Soutien de l'opinion publiqueDès le 1er  octobre 1997, les contrevenants sont passibles d'une lourde amende et d'une peine de prison. Entre-temps, les autorités ont mis en place un programme, financé par une hausse d'impôts, pour racheter les armes devenues illégales aux particuliers. En quelques mois, elles ont collecté plus de 650 000 fusils à pompe, fusils de chasse et autres semi-automatiques.
Fin avril  1996, quand John Howard, le chef du gouvernement conservateur, annonce sa volonté de réformer en profondeur la législation, sa priorité est de " ne pas suivre la trajectoire américaine ". L'Australie venait de subir en dix-huit ans treize fusillades qui avaient fait 112 victimes. Malgré la mobilisation de dizaines de groupes et associations réclamant un durcissement des lois, plus ou moins laxistes selon les Etats, toutes les velléités d'amendement s'étaient heurtées à l'opposition du lobby des armes et aux réticences d'un monde rural où les fusils sont omniprésents depuis l'arrivée des premiers colons, à la fin du XVIIIe  siècle.
Le massacre de Port Arthur a changé la donne. Grâce au soutien massif de l'opinion publique, horrifiée par la tuerie, le chef de l'exécutif impose sa réforme et réalise un tour de force : obtenir l'accord de tous les gouvernements locaux en douze jours. Le NFA est " l'une des choses dont je suis le plus fier ", dira plus tard M. Howard.

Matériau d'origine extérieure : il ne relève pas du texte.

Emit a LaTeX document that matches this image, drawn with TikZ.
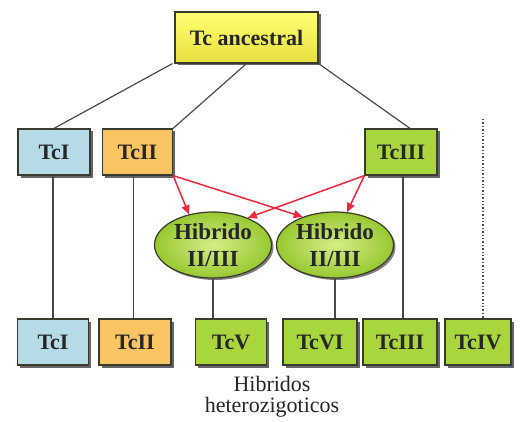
\documentclass[tikz,border=0pt]{standalone}
\usepackage{fontspec}
\setmainfont{Liberation Serif}
\usetikzlibrary{shadows,arrows.meta,calc,shapes.geometric}
\definecolor{bordercol}{HTML}{3A3A2E}
\definecolor{linecol}{HTML}{4A4A4A}
\definecolor{blueC}{HTML}{B5DCE6}
\definecolor{orangeC}{HTML}{FBC463}
\definecolor{greenC}{HTML}{A8D63C}
\definecolor{yellowA}{HTML}{FFFF70}
\definecolor{yellowB}{HTML}{E8E040}
\definecolor{ellIn}{HTML}{D4EE88}
\definecolor{ellOut}{HTML}{98C830}
\definecolor{arrowC}{HTML}{F0283C}
\begin{document}
\begin{tikzpicture}[x=1pt,y=-1pt,
  box/.style={draw=bordercol, line width=1.2pt, minimum height=46pt, inner sep=0pt,
    font=\fontsize{22}{24}\selectfont\bfseries, text=black!85,
    drop shadow={shadow xshift=2.5pt, shadow yshift=-2.5pt, fill=black, opacity=.6}},
  hyb/.style={ellipse, draw=bordercol, line width=1.2pt, minimum width=117pt, minimum height=66pt,
    inner sep=0pt, inner color=ellIn, outer color=ellOut, align=center,
    font=\fontsize{23}{27}\selectfont\bfseries, text=black!85,
    drop shadow={shadow xshift=2pt, shadow yshift=-2pt, fill=black, opacity=.5}},
  conn/.style={draw=linecol, line width=1.2pt},
  redarrow/.style={draw=arrowC, line width=1.5pt, -{Triangle[length=9pt,width=8pt]}}
]
\useasboundingbox (0,0) rectangle (524,422);
\fill[white] (0,0) rectangle (524,422);

% top
\node[box, top color=yellowA, bottom color=yellowB, minimum width=143pt, minimum height=51pt] (anc) at (246.5,37.5) {Tc ancestral};

% upper row
\node[box, fill=blueC, minimum width=72pt] (I1) at (54,152) {TcI};
\node[box, fill=orangeC, minimum width=70pt] (II1) at (137.5,152) {TcII};
\node[box, fill=greenC, minimum width=72pt] (III1) at (401,152) {TcIII};

% hybrids
\node[hyb] (h1) at (213,245) {Hibrido\\II/III};
\node[hyb] (h2) at (335,245) {Hibrido\\II/III};

% bottom row
\node[box, fill=blueC, minimum width=71pt] (I2) at (53,342) {TcI};
\node[box, fill=orangeC, minimum width=72pt] (II2) at (135,342) {TcII};
\node[box, fill=greenC, minimum width=71pt] (V) at (231,342) {TcV};
\node[box, fill=greenC, minimum width=74pt] (VI) at (320,342) {TcVI};
\node[box, fill=greenC, minimum width=74pt] (III2) at (400,342) {TcIII};
\node[box, fill=greenC, minimum width=66pt] (IV) at (478,342) {TcIV};

% label
\node[align=center, font=\fontsize{22}{21}\selectfont, text=black!85] (lab) at (272,397) {Hibridos\\heterozigoticos};

% connectors from ancestral
\draw[conn] ([xshift=-2pt]anc.south west) -- (I1.north);
\draw[conn] (anc.south) -- (II1.north east);
\draw[conn] (anc.south east) -- ([xshift=9pt]III1.north);

% vertical lines
\draw[conn] ([xshift=-1pt]I1.south) -- ([xshift=-1pt]I1.south |- I2.north);
\draw[conn] ([xshift=-4pt]II1.south) -- ([xshift=-4pt]II1.south |- II2.north);
\draw[conn] (h1.south) -- (h1.south |- V.north);
\draw[conn] (h2.south) -- (h2.south |- VI.north);
\draw[conn] ([xshift=2pt]III1.south) -- ([xshift=2pt]III1.south |- III2.north);
\coordinate (dtop) at (483,119);
\draw[draw=linecol, line width=1.4pt, dotted] (dtop) -- (dtop |- IV.north);

% red arrows
\draw[redarrow] (II1.south east) -- (h1.128);
\draw[redarrow] (II1.south east) -- (h2.139);
\draw[redarrow] (III1.south west) -- (h1.38);
\draw[redarrow] (III1.south west) -- (h2.70);
\end{tikzpicture}
\end{document}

Depuis l'adoption de ces mesures, et grâce à un nouveau programme de rachat de pistolets et de revolvers en  2003, les autorités ont récupéré et détruit plus d'un million d'armes à feu, soit environ un tiers de l'arsenal aux mains de la population. " Depuis l'adoption de ces lois, la première chose que nous pouvons remarquer est qu'il n'y a plus eu de fusillade de masse ", souligne Philip Alpers, professeur à l'université de Sydney et éditeur du site Gunpolicy. org.
" Mais surtout, grâce à elles, le risque pour un Australien de mourir d'une blessure par balle a diminué de plus de moitié depuis 1996. " Selon ce spécialiste, le taux d'homicides par arme à feu en Australie est aujourd'hui vingt-trois fois inférieur à celui des Etats-Unis. Plus surprenant, le nombre de suicides, l'une des principales causes de mortalité par arme à feu, a aussi chuté.